I may be confused - you seem to think that Iraq is a US possession - but I think Iraq is actually an independent, foreign country. As such, importing Iraqi oil will do nothing to fix our dependence on foreign oil, will it?

Add together the two solutions proposed on this page - more drilling in the US and free oil from Iraq - and you get a max of 5 million barrels per day, probably not fully available for 10 to 20 years, to address America's 12+ million barrel deficit (which will be larger in 10 to 20 years, won't it?).

The solution is not more oil; it's less.

Matt Berry said...

rd,

I read your blog regularly and enjoy it.

You state that the solution is not more oil but less and I agree. That is the sole reason why I made the comparison between JFK's definitive goal of reaching the moon within the decade and my desire for a leader to put an equivalent goal relating to our oil independence from not only the middle-east but most importantly independence from ourselves.

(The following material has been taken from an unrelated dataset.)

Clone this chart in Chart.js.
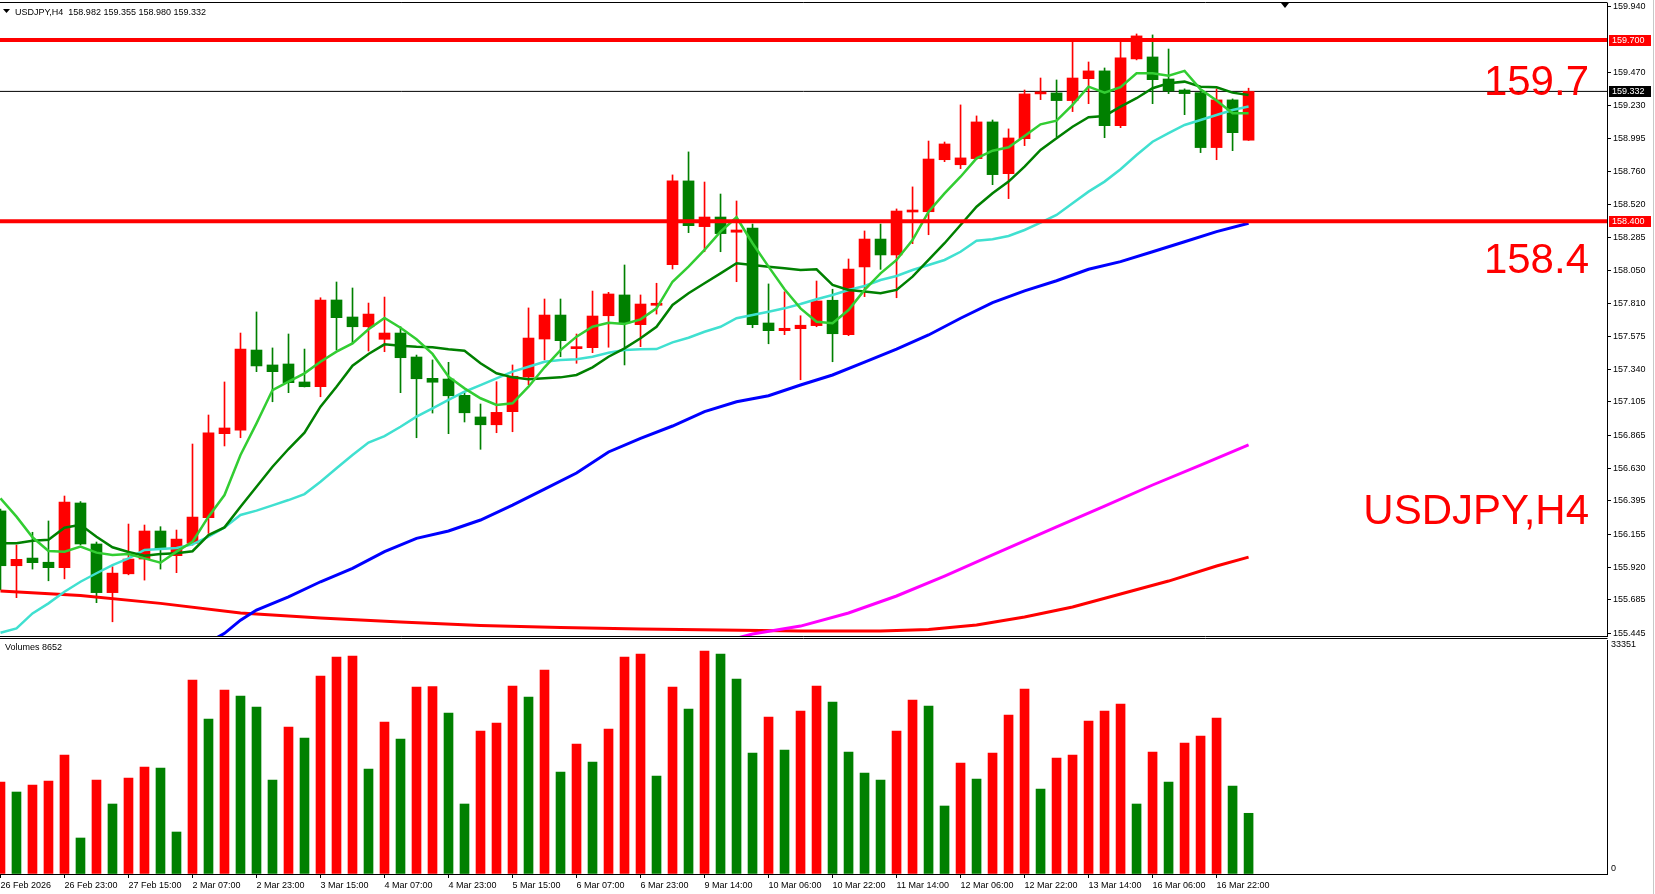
<!DOCTYPE html>
<html>
<head>
<meta charset="UTF-8">
<title>USDJPY,H4</title>
<script src="https://cdn.jsdelivr.net/npm/chart.js"></script>
<style>
  body { margin: 0; background: #fff; }
  #wrap { position: relative; width: 1655px; height: 894px; overflow: hidden; background: #fff; }
  #priceChart { position: absolute; left: 0; top: 0; }
  #volumeChart { position: absolute; left: 0; top: 637px; }
</style>
</head>
<body>
<div id="wrap">
  <canvas id="priceChart" width="1655" height="640"></canvas>
  <canvas id="volumeChart" width="1655" height="257"></canvas>
</div>
<script>
const symbol = 'USDJPY,H4';

// H4 candles, oldest first (bar index 0..78)
const opens = [156.323,155.930,155.985,155.955,155.916,156.380,156.086,155.737,155.872,155.978,
  156.179,156.002,156.091,156.274,156.877,156.903,157.477,157.370,157.377,157.248,
  157.214,157.836,157.714,157.644,157.554,157.599,157.427,157.274,157.269,157.152,
  156.997,156.941,157.035,157.284,157.556,157.728,157.487,157.494,157.723,157.872,
  157.659,157.798,158.089,158.690,158.362,158.431,158.322,158.352,157.671,157.616,
  157.630,157.652,157.834,157.587,158.073,158.273,158.159,158.467,158.469,158.842,
  158.806,158.850,159.113,158.742,158.993,159.314,159.321,159.266,159.423,159.479,
  159.086,159.565,159.579,159.421,159.342,159.323,158.929,159.271,158.982];
const highs = [156.337,156.078,156.170,156.251,156.430,156.390,156.100,155.923,156.229,156.222,
  156.210,156.186,156.803,157.011,157.248,157.599,157.750,157.492,157.592,157.484,
  157.852,157.965,157.922,157.814,157.857,157.644,157.441,157.406,157.389,157.169,
  157.090,157.250,157.370,157.779,157.843,157.843,157.592,157.900,157.891,158.087,
  157.872,157.956,158.733,158.898,158.682,158.596,158.546,158.381,157.951,157.895,
  157.723,157.972,157.913,158.130,158.331,158.381,158.489,158.647,158.976,158.969,
  159.235,159.156,159.127,159.063,159.342,159.428,159.414,159.687,159.543,159.500,
  159.687,159.744,159.737,159.636,159.350,159.335,159.350,159.278,159.355];
const lows = [155.756,155.701,155.906,155.822,155.836,156.080,155.665,155.528,155.865,155.827,
  155.906,155.880,156.078,156.162,156.789,156.848,157.322,157.106,157.171,157.212,
  157.142,157.477,157.527,157.470,157.465,157.171,156.848,157.025,156.877,156.961,
  156.765,156.884,156.891,157.228,157.406,157.429,157.382,157.458,157.497,157.370,
  157.501,157.735,158.058,158.319,158.182,158.182,157.967,157.637,157.522,157.587,
  157.264,157.644,157.393,157.580,157.860,158.056,157.852,158.240,158.304,158.828,
  158.778,158.845,158.663,158.563,158.943,159.273,159.007,159.187,159.244,159.000,
  159.072,159.558,159.244,159.316,159.165,158.893,158.842,158.907,158.980];
const closes = [155.930,155.976,155.952,155.916,156.387,156.086,155.737,155.877,155.978,156.179,
  156.050,156.121,156.279,156.884,156.918,157.484,157.363,157.322,157.243,157.214,
  157.836,157.709,157.644,157.735,157.599,157.422,157.271,157.246,157.149,157.027,
  156.941,157.030,157.289,157.563,157.728,157.544,157.499,157.721,157.879,157.671,
  157.807,157.807,158.690,158.369,158.431,158.312,158.338,157.659,157.616,157.633,
  157.655,157.829,157.594,158.058,158.273,158.159,158.474,158.474,158.847,158.955,
  158.855,159.113,158.735,158.998,159.314,159.323,159.266,159.428,159.479,159.086,
  159.572,159.730,159.416,159.335,159.316,158.929,159.271,159.036,159.332];

const volumes = [13110,11685,12683,13253,16958,5130,13395,9975,13680,15248,
  15105,5985,27645,22088,26220,25365,23798,13395,20948,19380,
  28215,30923,31065,14963,21660,19238,26648,26700,22943,9975,
  20378,21518,26790,25223,29070,14535,18525,15960,20663,30923,
  31350,13965,26648,23513,31778,31350,27788,17243,22373,17670,
  23228,26790,24510,17385,14393,13395,20378,24795,23940,9690,
  15818,13538,17243,22658,26363,12113,16530,16958,21803,23228,
  24225,9975,17385,13110,18668,19665,22230,12540,8652];
const volumeScaleMax = 33351;

// moving averages read per bar
const maLime = [156.413,156.282,156.134,156.036,156.031,156.067,156.024,156.007,156.014,155.983,
  155.952,156.031,156.102,156.282,156.437,156.724,156.951,157.190,157.250,157.310,
  157.393,157.465,157.525,157.626,157.707,157.637,157.554,157.449,157.286,157.202,
  157.131,157.083,157.095,157.214,157.353,157.477,157.573,157.644,157.673,157.664,
  157.697,157.776,157.967,158.075,158.195,158.326,158.429,158.243,158.075,157.913,
  157.776,157.680,157.669,157.764,157.908,158.027,158.123,158.266,158.469,158.601,
  158.720,158.852,158.907,158.931,159.012,159.096,159.122,159.235,159.366,159.323,
  159.362,159.462,159.462,159.445,159.479,159.347,159.266,159.175,159.175];
const maGreen = [156.091,156.091,156.109,156.116,156.203,156.224,156.138,156.062,156.029,156.002,
  156.014,156.019,156.034,156.150,156.205,156.353,156.497,156.640,156.767,156.884,
  157.071,157.214,157.365,157.449,157.518,157.508,157.501,157.497,157.482,157.472,
  157.382,157.310,157.281,157.267,157.274,157.281,157.298,157.353,157.429,157.489,
  157.561,157.644,157.800,157.884,157.956,158.027,158.099,158.087,158.075,158.063,
  158.051,158.056,157.944,157.908,157.896,157.884,157.908,158.003,158.123,158.243,
  158.374,158.505,158.601,158.685,158.792,158.912,158.996,159.079,159.147,159.156,
  159.223,159.283,159.355,159.390,159.402,159.366,159.362,159.323,159.306];
const maTurq = [155.449,155.481,155.588,155.660,155.743,155.815,155.876,155.935,155.983,156.043,
  156.050,156.057,156.083,156.138,156.205,156.294,156.325,156.363,156.401,156.444,
  156.532,156.629,156.724,156.814,156.860,156.927,156.999,157.059,157.119,157.178,
  157.226,157.274,157.322,157.357,157.393,157.406,157.411,157.429,157.458,157.477,
  157.482,157.484,157.532,157.565,157.608,157.644,157.705,157.728,157.752,157.776,
  157.807,157.841,157.872,157.908,157.936,157.979,158.008,158.051,158.087,158.123,
  158.182,158.261,158.271,158.295,158.338,158.390,158.446,158.530,158.613,158.685,
  158.774,158.876,158.971,159.032,159.091,159.127,159.163,159.199,159.223];

// slower averages, read at the listed bars
const maBlueBars = [13,14,15,16,18,20,22,24,26,28,30,32,34,36,38,40,42,44,46,48,50,52,54,56,58,60,62,64,66,68,70,72,74,76,78];
const maBlueVals = [155.380,155.445,155.540,155.612,155.707,155.815,155.911,156.031,156.126,156.179,
  156.258,156.365,156.480,156.595,156.746,156.844,156.932,157.035,157.106,157.149,
  157.226,157.298,157.391,157.484,157.585,157.705,157.817,157.901,157.974,158.056,
  158.111,158.182,158.254,158.326,158.386];
const maMagentaBars = [46,47,50,53,56,59,62,66,69,72,75,78];
const maMagentaVals = [155.410,155.440,155.497,155.591,155.713,155.856,156.007,156.208,156.358,156.509,156.652,156.796];
const maRedBars = [0,5,10,15,20,25,30,35,40,45,50,55,58,61,64,67,70,73,76,78];
const maRedVals = [155.749,155.716,155.660,155.591,155.555,155.526,155.501,155.487,155.476,155.469,
  155.461,155.461,155.472,155.505,155.562,155.634,155.727,155.820,155.928,155.992];

const levels = [159.7, 158.4];
const priceTicks = [159.940,159.470,159.230,158.995,158.760,158.520,158.285,158.050,157.810,157.575,
  157.340,157.105,156.865,156.630,156.395,156.155,155.920,155.685,155.445];
const tickLabels = ['26 Feb 2026','26 Feb 23:00','27 Feb 15:00','2 Mar 07:00','2 Mar 23:00','3 Mar 15:00',
  '4 Mar 07:00','4 Mar 23:00','5 Mar 15:00','6 Mar 07:00','6 Mar 23:00','9 Mar 14:00','10 Mar 06:00',
  '10 Mar 22:00','11 Mar 14:00','12 Mar 06:00','12 Mar 22:00','13 Mar 14:00','16 Mar 06:00','16 Mar 22:00'];
const barsPerTick = 4;

const RED = '#ff0000';
const GREEN = '#008000';
const FONT = '"Liberation Sans", Arial, sans-serif';
Chart.defaults.font.family = FONT;

const idx = opens.map((_, i) => i);
const last = opens.length - 1;
const candleColors = idx.map(i => closes[i] > opens[i] ? RED : GREEN);
const volColors = idx.map(i => (i === 0 || volumes[i] > volumes[i - 1]) ? RED : GREEN);

const perBar = arr => arr.map((v, i) => ({x: i, y: v}));
const sampled = (bars, vals) => bars.map((k, j) => ({x: k, y: vals[j]}));
const hline = v => [{x: -2, y: v}, {x: 102, y: v}];

function maLine(data, color, width, order) {
  return { type: 'line', data: data, borderColor: color, borderWidth: width,
    pointRadius: 0, tension: 0, fill: false, order: order };
}

// same bar spacing on both panels
const xRange = { type: 'linear', min: -0.03, max: 100.4, offset: false };

function fixWidth(scale) {
  scale.width = 48;
  scale.paddingTop = 0;
  scale.paddingBottom = 0;
}

const priceDecor = {
  id: 'priceDecor',
  afterDraw(chart) {
    const ctx = chart.ctx;
    const a = chart.chartArea;
    const y = chart.scales.y;
    ctx.save();
    ctx.strokeStyle = '#000';
    ctx.lineWidth = 1;
    ctx.beginPath();
    ctx.moveTo(0, 2.5); ctx.lineTo(a.right + 0.5, 2.5);
    ctx.moveTo(0, a.bottom + 0.5); ctx.lineTo(a.right + 0.5, a.bottom + 0.5);
    ctx.stroke();
    ctx.strokeStyle = '#c8c8c8';
    ctx.beginPath(); ctx.moveTo(1653.5, 0); ctx.lineTo(1653.5, 640); ctx.stroke();

    // price tags on the axis
    ctx.font = '9px ' + FONT;
    ctx.textAlign = 'left';
    ctx.textBaseline = 'middle';
    const tag = (v, bg) => {
      const py = Math.round(y.getPixelForValue(v));
      ctx.fillStyle = bg;
      ctx.fillRect(a.right + 2, py - 5, 42, 11);
      ctx.fillStyle = '#fff';
      ctx.fillText(v.toFixed(3), a.right + 5, py + 0.5);
    };
    levels.forEach(v => tag(v, RED));
    tag(closes[last], '#000');

    // header
    ctx.fillStyle = '#000';
    ctx.beginPath(); ctx.moveTo(3, 9); ctx.lineTo(10, 9); ctx.lineTo(6.5, 13); ctx.closePath(); ctx.fill();
    ctx.textBaseline = 'alphabetic';
    ctx.fillText(symbol + '  ' + [opens[last], highs[last], lows[last], closes[last]].map(v => v.toFixed(3)).join(' '), 15, 14.5);
    // shift marker
    ctx.beginPath(); ctx.moveTo(1281, 3); ctx.lineTo(1289, 3); ctx.lineTo(1285, 8); ctx.closePath(); ctx.fill();

    // large labels
    ctx.fillStyle = RED;
    ctx.font = '42px ' + FONT;
    ctx.textAlign = 'right';
    ctx.fillText(levels[0].toFixed(1), 1589, 95);
    ctx.fillText(levels[1].toFixed(1), 1589, 273);
    ctx.fillText(symbol, 1589, 524);
    ctx.restore();
  }
};

new Chart(document.getElementById('priceChart'), {
  data: {
    datasets: [
      { type: 'bar', data: idx.map(i => ({x: i, y: [lows[i], highs[i]]})), backgroundColor: candleColors,
        barThickness: 1, grouped: false, borderWidth: 0, order: 20 },
      { type: 'bar', data: idx.map(i => ({x: i, y: [opens[i], closes[i]]})), backgroundColor: candleColors,
        barThickness: 11, minBarLength: 2, grouped: false, borderWidth: 0, order: 19 },
      maLine(hline(closes[last]), '#000', 1, 21),
      maLine(sampled(maRedBars, maRedVals), RED, 3, 9),
      maLine(sampled(maMagentaBars, maMagentaVals), '#ff00ff', 3, 8),
      maLine(sampled(maBlueBars, maBlueVals), '#0000ff', 3, 7),
      maLine(perBar(maTurq), '#40e0d0', 2.5, 6),
      maLine(perBar(maGreen), GREEN, 2.5, 5),
      maLine(perBar(maLime), '#32cd32', 2.5, 4),
      maLine(hline(levels[0]), RED, 4, 1),
      maLine(hline(levels[1]), RED, 4, 1)
    ]
  },
  options: {
    responsive: false,
    animation: false,
    devicePixelRatio: 1,
    events: [],
    layout: { padding: { left: 0, right: 0, top: 3, bottom: 4 } },
    plugins: { legend: { display: false }, tooltip: { enabled: false } },
    scales: {
      x: Object.assign({ display: false }, xRange),
      y: {
        position: 'right',
        min: 155.426,
        max: 159.966,
        afterBuildTicks: s => { s.ticks = priceTicks.map(v => ({value: v})); },
        afterFit: fixWidth,
        ticks: { callback: v => v.toFixed(3), color: '#000', font: { size: 9 }, padding: 2, autoSkip: false },
        grid: { drawOnChartArea: false, tickLength: 4, color: '#000' },
        border: { display: true, color: '#000', width: 1 }
      }
    }
  },
  plugins: [priceDecor]
});

const volumeDecor = {
  id: 'volumeDecor',
  afterDraw(chart) {
    const ctx = chart.ctx;
    const a = chart.chartArea;
    ctx.save();
    ctx.strokeStyle = '#000';
    ctx.lineWidth = 1;
    ctx.beginPath(); ctx.moveTo(0, 1.5); ctx.lineTo(a.right + 0.5, 1.5); ctx.stroke();
    ctx.strokeStyle = '#c8c8c8';
    ctx.beginPath(); ctx.moveTo(1653.5, 0); ctx.lineTo(1653.5, 257); ctx.stroke();
    ctx.fillStyle = '#000';
    ctx.font = '9px ' + FONT;
    ctx.textBaseline = 'middle';
    ctx.textAlign = 'left';
    ctx.fillText('Volumes ' + volumes[last], 5, 11);
    ctx.fillText(String(volumeScaleMax), a.right + 4, 8);
    ctx.fillText('0', a.right + 4, a.bottom - 5);
    ctx.restore();
  }
};

new Chart(document.getElementById('volumeChart'), {
  data: {
    datasets: [
      { type: 'bar', data: perBar(volumes), backgroundColor: volColors, barThickness: 9,
        grouped: false, borderWidth: 0 }
    ]
  },
  options: {
    responsive: false,
    animation: false,
    devicePixelRatio: 1,
    events: [],
    layout: { padding: { left: 0, right: 0, top: 3, bottom: 0 } },
    plugins: { legend: { display: false }, tooltip: { enabled: false } },
    scales: {
      x: Object.assign({
        position: 'bottom',
        afterBuildTicks: s => { s.ticks = tickLabels.map((_, j) => ({value: j * barsPerTick})); },
        afterFit: s => { s.height = 20; s.paddingLeft = 0; s.paddingRight = 0; },
        ticks: { callback: (v, i) => tickLabels[i], align: 'start', maxRotation: 0, autoSkip: false,
          color: '#000', font: { size: 9 }, padding: 2 },
        grid: { drawOnChartArea: false, tickLength: 4, color: '#000', offset: false },
        border: { display: true, color: '#000', width: 1 }
      }, xRange),
      y: {
        position: 'right',
        min: 0,
        max: volumeScaleMax,
        afterFit: fixWidth,
        ticks: { display: false },
        grid: { drawOnChartArea: false, drawTicks: false },
        border: { display: true, color: '#000', width: 1 }
      }
    }
  },
  plugins: [volumeDecor]
});
</script>
</body>
</html>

In regards to if I think Iraq is a "possession." The paragraph of which you refer was stated with a tip of sarcasm and I was actually surprised that you dedicated 3+ paragraphs to it. Iraq is not the answer to anything let alone oil. It is a SNAFU but it would be nice to place America first on the contract list which has proven not the case of late.


Matt B.

Ryan Decker said...

My mistake, Matt. If I knew you better I would have known you were being sarcastic. Well said. But, my comments remain for those who would believe something similar.